The Benghazi attack, which killed Ambassador Christopher Stevens and three other Americans, was the topic of numerous congressional hearings, with Republican lawmakers critical of the way in which then-secretary of state Hillary Clinton handled the attack.

Meanwhile, at least 12 people have been killed in an air strike in Libya’s besieged eastern extremist stronghold of Derna, a medical source said on Tuesday.

Most of the victims, including women and children, are from the same family, the source at the Harish hospital said, adding that three people were left critically wounded by the bombing conducted Monday evening.

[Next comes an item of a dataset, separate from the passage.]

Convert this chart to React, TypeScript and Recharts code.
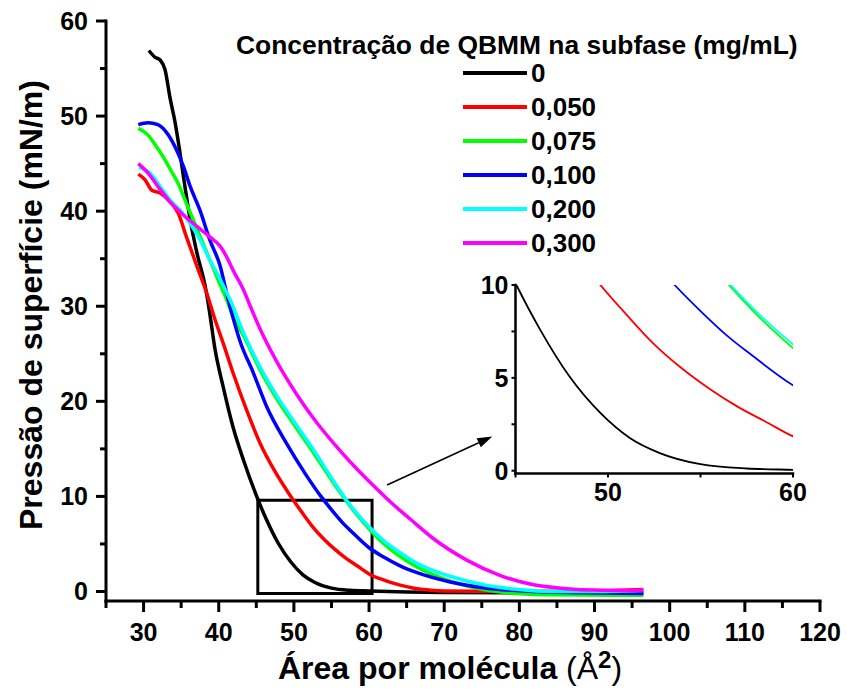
import React from "react";
import { LineChart, Line, XAxis, YAxis, ReferenceArea, ReferenceLine } from "recharts";

const FONT = '"Liberation Sans", Arial, Helvetica, sans-serif';

const concLabels = ["0", "0,050", "0,075", "0,100", "0,200", "0,300"];
const concColors = ["#000000", "#ff0000", "#00ff00", "#0000ff", "#00ffff", "#ff00ff"];

// isotherms: area per molecule (Å²) vs surface pressure (mN/m)
const area0 = [30.7, 31.5, 32.2, 32.85, 33.5, 34.2, 34.85, 35.5, 36.2, 37.1, 38.2, 38.7, 39.5, 40.6, 41.9, 43.3, 45.05, 46.3, 47.9, 49.6, 51.2, 52.8, 55, 57.5, 60, 70, 96.5];
const pi0 = [56.9, 56.2, 55.9, 54.9, 52.0, 49.3, 46.1, 42.6, 39.1, 35.6, 32.1, 29.8, 25.5, 21.5, 17.3, 13.8, 10.0, 7.65, 5.1, 3.1, 1.75, 0.95, 0.35, 0.12, 0.05, -0.1, -0.15];

const area050 = [29.3, 30.2, 31.1, 32.2, 33.5, 34.6, 35.7, 37.1, 38.4, 39.5, 40.6, 41.9, 43.7, 45.5, 47.5, 49.5, 51, 52.5, 54, 55.5, 57, 58.5, 60, 62, 64, 66, 68, 70, 80, 90, 96.5];
const pi050 = [43.9, 43.3, 42.2, 41.9, 41.0, 39.8, 37.3, 34.2, 31.4, 28.6, 26.1, 23.0, 19.1, 15.6, 12.6, 10.1, 8.4, 6.8, 5.5, 4.4, 3.45, 2.65, 1.85, 1.2, 0.7, 0.35, 0.15, 0.05, 0.0, 0.05, 0.2];

const area075 = [29.3, 30.6, 31.7, 32.85, 33.7, 34.6, 35.5, 36.6, 37.7, 38.8, 39.9, 41.05, 42.0, 43.3, 45.5, 47.7, 49.9, 52.6, 55.2, 57, 58.3, 60, 62, 64.1, 66.3, 70.8, 75.2, 79.6, 85, 96.5];
const pi075 = [48.7, 48.0, 46.8, 45.4, 44.2, 42.9, 41.2, 39.1, 37.0, 34.9, 32.8, 30.7, 28.7, 26.9, 23.3, 20.3, 17.7, 14.6, 11.5, 9.5, 8.15, 6.6, 5.0, 3.7, 2.6, 1.1, 0.2, -0.2, -0.35, -0.4];

const area100 = [29.3, 30.6, 31.9, 33.3, 34.4, 35.3, 36.2, 37.5, 38.8, 40.2, 41.05, 41.9, 42.8, 44.6, 46.4, 49, 51.5, 53.6, 55.1, 56.4, 57.8, 60, 62, 64, 66.3, 70.8, 75.2, 81.9, 90, 96.5];
const pi100 = [49.1, 49.3, 49.1, 48.0, 46.4, 44.7, 42.6, 40.1, 37.0, 34.2, 31.4, 28.8, 26.4, 23.0, 19.4, 15.6, 12.4, 10.0, 8.5, 7.3, 6.2, 4.6, 3.6, 2.75, 2.0, 1.0, 0.4, 0.0, -0.15, -0.2];

const area200 = [29.4, 30.85, 32.2, 33.5, 34.85, 36.2, 37.5, 38.8, 40.2, 41.5, 43.3, 45.5, 47.7, 49.9, 52.6, 55.2, 57, 58.3, 60, 62, 64.1, 66.3, 70.8, 75.2, 79.6, 84.1, 90, 96.5];
const pi200 = [44.6, 44.0, 42.6, 41.2, 40.1, 38.7, 37.0, 34.9, 32.8, 30.7, 27.2, 23.6, 20.6, 18.0, 14.9, 11.7, 9.6, 8.3, 6.8, 5.3, 4.1, 3.0, 1.6, 0.7, 0.23, 0.0, 0.0, 0.1];

const area300 = [29.3, 30.6, 31.9, 33.5, 35.3, 37.1, 38.8, 40.2, 41.05, 41.9, 43.3, 44.2, 45.5, 47.7, 50.4, 53, 55.5, 58, 60.5, 63, 65.5, 68.5, 73, 77.4, 81.9, 86.3, 90, 96.5];
const pi300 = [45.0, 44.0, 42.6, 41.0, 39.6, 38.4, 37.3, 36.3, 35.2, 33.8, 31.7, 30.0, 27.6, 24.2, 20.7, 17.8, 15.4, 13.2, 11.2, 9.3, 7.6, 5.6, 3.3, 1.7, 0.7, 0.3, 0.15, 0.1];

const xTicksMain = [25, 30, 35, 40, 45, 50, 55, 60, 65, 70, 75, 80, 85, 90, 95, 100, 105, 110, 115, 120];
const yTicksMain = [0, 5, 10, 15, 20, 25, 30, 35, 40, 45, 50, 55, 60];
const xTicksInset = [45, 50, 55, 60];
const yTicksInset = [0, 2.5, 5, 7.5, 10];

const toPoints = (xs: number[], ys: number[]) => xs.map((x, i) => ({ area: x, pi: ys[i] }));
const series = [
  toPoints(area0, pi0),
  toPoints(area050, pi050),
  toPoints(area075, pi075),
  toPoints(area100, pi100),
  toPoints(area200, pi200),
  toPoints(area300, pi300),
];

const AXIS = { stroke: "#000", strokeWidth: 3, strokeLinecap: "square" as const };
const AXIS_IN = { stroke: "#000", strokeWidth: 2.5, strokeLinecap: "square" as const };

// tick renderers: tickSize/tickMargin are 0, so (x, y) sits on the axis line
function makeTick(side: "bottom" | "left" | "top" | "right", major: number, minor: number, every: number, gap: number, fontSize: number, showLabel: boolean, width: number) {
  return function Tick(props: any) {
    const { x, y, payload } = props;
    const isMajor = Math.abs(payload.value / every - Math.round(payload.value / every)) < 1e-6;
    const len = isMajor ? major : minor;
    let line;
    let label = null;
    if (side === "bottom") {
      line = <line x1={x} x2={x} y1={y} y2={y + len} stroke="#000" strokeWidth={width} />;
      if (showLabel && isMajor)
        label = (
          <text x={x} y={y + gap} dy="0.36em" textAnchor="middle" fontFamily={FONT} fontWeight="bold" fontSize={fontSize} fill="#000">
            {payload.value}
          </text>
        );
    } else if (side === "left") {
      line = <line x1={x - len} x2={x} y1={y} y2={y} stroke="#000" strokeWidth={width} />;
      if (showLabel && isMajor)
        label = (
          <text x={x - gap} y={y} dy="0.36em" textAnchor="end" fontFamily={FONT} fontWeight="bold" fontSize={fontSize} fill="#000">
            {payload.value}
          </text>
        );
    } else if (side === "top") {
      line = <line x1={x} x2={x} y1={y - len} y2={y} stroke="#000" strokeWidth={width} />;
    } else {
      line = <line x1={x} x2={x + len} y1={y} y2={y} stroke="#000" strokeWidth={width} />;
    }
    return (
      <g>
        {line}
        {label}
      </g>
    );
  };
}

const MainBottomTick = makeTick("bottom", 11, 7, 10, 31, 25, true, 3);
const MainLeftTick = makeTick("left", 10, 6, 10, 18, 25, true, 3);
const MainTopTick = makeTick("top", 4, 3, 10, 0, 25, false, 2);
const MainRightTick = makeTick("right", 5, 3, 10, 0, 25, false, 2);
const InsetBottomTick = makeTick("bottom", 4, 4, 10, 18, 25, true, 2);
const InsetLeftTick = makeTick("left", 4, 4, 5, 7, 25, true, 2);
const InsetRightTick = makeTick("right", 4, 4, 5, 0, 25, false, 2);

function ArrowShape(p: any) {
  const { x1, y1, x2, y2 } = p;
  const a = Math.atan2(y2 - y1, x2 - x1);
  const L = 15;
  const W = 5;
  const bx = x2 - L * Math.cos(a);
  const by = y2 - L * Math.sin(a);
  const pts = `${x2},${y2} ${bx + W * Math.sin(a)},${by - W * Math.cos(a)} ${bx - W * Math.sin(a)},${by + W * Math.cos(a)}`;
  return (
    <g>
      <line x1={x1} y1={y1} x2={bx} y2={by} stroke="#000" strokeWidth={1.5} />
      <polygon points={pts} fill="#000" />
    </g>
  );
}

function YTitle(props: any) {
  const vb = props.viewBox;
  const cx = vb.x + 42;
  const cy = vb.y + vb.height / 2 - 6;
  return (
    <text x={cx} y={cy} transform={`rotate(-90, ${cx}, ${cy})`} textAnchor="middle" fontFamily={FONT} fontWeight="bold" fontSize={32} fill="#000">
      Pressão de superfície (mN/m)
    </text>
  );
}

function XTitle(props: any) {
  const vb = props.viewBox;
  return (
    <text x={vb.x + 172} y={vb.y + 78} fontFamily={FONT} fontWeight="bold" fontSize={32} fill="#000">
      Área por molécula <tspan fontWeight="normal">(Å</tspan>
      <tspan fontWeight="bold" fontSize={24} dy={-11}>2</tspan>
      <tspan fontWeight="normal" dy={11}>)</tspan>
    </text>
  );
}

export default function App() {
  return (
    <div style={{ position: "absolute", left: 0, top: 0, width: 847, height: 695, background: "#fff" }}>
      <LineChart width={847} height={695} margin={{ top: 21, right: 27, bottom: 0, left: 0 }}>
        <XAxis
          xAxisId="b"
          type="number"
          dataKey="area"
          domain={[25, 120]}
          ticks={xTicksMain}
          interval={0}
          height={94}
          allowDataOverflow
          axisLine={AXIS}
          tickLine={false}
          tickSize={0}
          tickMargin={0}
          tick={<MainBottomTick />}
          label={<XTitle />}
        />
        <XAxis
          xAxisId="t"
          orientation="top"
          type="number"
          domain={[25, 120]}
          ticks={xTicksMain}
          interval={0}
          height={0}
          axisLine={AXIS}
          tickLine={false}
          tickSize={0}
          tickMargin={0}
          tick={<MainTopTick />}
        />
        <YAxis
          yAxisId="l"
          type="number"
          domain={[-1, 60]}
          ticks={yTicksMain}
          interval={0}
          width={106}
          allowDataOverflow
          axisLine={AXIS}
          tickLine={false}
          tickSize={0}
          tickMargin={0}
          tick={<MainLeftTick />}
          label={<YTitle />}
        />
        <YAxis
          yAxisId="r"
          orientation="right"
          type="number"
          domain={[-1, 60]}
          ticks={yTicksMain}
          interval={0}
          width={0}
          axisLine={AXIS}
          tickLine={false}
          tickSize={0}
          tickMargin={0}
          tick={<MainRightTick />}
        />
        <ReferenceArea
          xAxisId="b"
          yAxisId="l"
          x1={45.2}
          x2={60.4}
          y1={-0.2}
          y2={9.6}
          fill="#fff"
          fillOpacity={0}
          stroke="#000"
          strokeWidth={3}
          strokeOpacity={1}
          ifOverflow="visible"
        />
        <ReferenceLine
          xAxisId="b"
          yAxisId="l"
          segment={[
            { x: 62.4, y: 11.2 },
            { x: 76.4, y: 16.3 },
          ]}
          shape={ArrowShape}
          ifOverflow="visible"
        />
        {series.map((d, i) => (
          <Line
            key={concLabels[i]}
            xAxisId="b"
            yAxisId="l"
            data={d}
            dataKey="pi"
            type="monotone"
            stroke={concColors[i]}
            strokeWidth={3.5}
            dot={false}
            isAnimationActive={false}
          />
        ))}
      </LineChart>

      <div style={{ position: "absolute", left: 460, top: 270 }}>
        <LineChart width={350} height={250} margin={{ top: 15, right: 17, bottom: 0, left: 0 }}>
          <XAxis
            xAxisId="b"
            type="number"
            dataKey="area"
            domain={[45, 60]}
            ticks={xTicksInset}
            interval={0}
            height={46.5}
            allowDataOverflow
            axisLine={AXIS_IN}
            tickLine={false}
            tickSize={0}
            tickMargin={0}
            tick={<InsetBottomTick />}
          />
          <XAxis
            xAxisId="t"
            orientation="top"
            type="number"
            domain={[45, 60]}
            height={0}
            axisLine={AXIS_IN}
            tick={false}
            tickLine={false}
          />
          <YAxis
            yAxisId="l"
            type="number"
            domain={[-0.15, 10]}
            ticks={yTicksInset}
            interval={0}
            width={55.5}
            allowDataOverflow
            axisLine={AXIS_IN}
            tickLine={false}
            tickSize={0}
            tickMargin={0}
            tick={<InsetLeftTick />}
          />
          <YAxis
            yAxisId="r"
            orientation="right"
            type="number"
            domain={[-0.15, 10]}
            ticks={yTicksInset}
            interval={0}
            width={0}
            axisLine={AXIS_IN}
            tickLine={false}
            tickSize={0}
            tickMargin={0}
            tick={<InsetRightTick />}
          />
          {series.map((d, i) => (
            <Line
              key={concLabels[i]}
              xAxisId="b"
              yAxisId="l"
              data={d}
              dataKey="pi"
              type="monotone"
              stroke={concColors[i]}
              strokeWidth={1.8}
              dot={false}
              isAnimationActive={false}
            />
          ))}
        </LineChart>
      </div>

      <div style={{ position: "absolute", left: 0, top: 0, fontFamily: FONT, fontWeight: "bold", fontSize: 26, color: "#000", whiteSpace: "nowrap" }}>
        <div style={{ position: "absolute", left: 236, top: 28, lineHeight: "34px", fontSize: 26.4 }}>Concentração de QBMM na subfase (mg/mL)</div>
        {concLabels.map((lab, i) => (
          <div key={lab} style={{ position: "absolute", left: 463, top: 56 + i * 34, height: 34, display: "flex", alignItems: "center" }}>
            <span style={{ display: "inline-block", width: 64, height: 4, background: concColors[i], marginRight: 4 }} />
            <span style={{ lineHeight: "34px" }}>{lab}</span>
          </div>
        ))}
      </div>
    </div>
  );
}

It was not immediately clear who carried out the strike.

The attack has not been claimed by forces loyal to strongman Khalifa Haftar, which have been besieging Derna for months and regularly conduct air strikes against the eastern city.

Derna, some 900km east of Tripoli, was known for being a bastion of extremists even before the 2011 uprising that toppled and killed longtime dictator Muammar Gaddafi.

Haftar’s forces are waging a campaign against extremists groups, including efforts to capture the city from the “Revolutionary Shura Council of Derna”, a coalition of militias close to Al Qaida.

Egypt in late May said it launched strikes in the region of Derna after a bloody attack on its soil claimed by Daesh that left 29 people dead.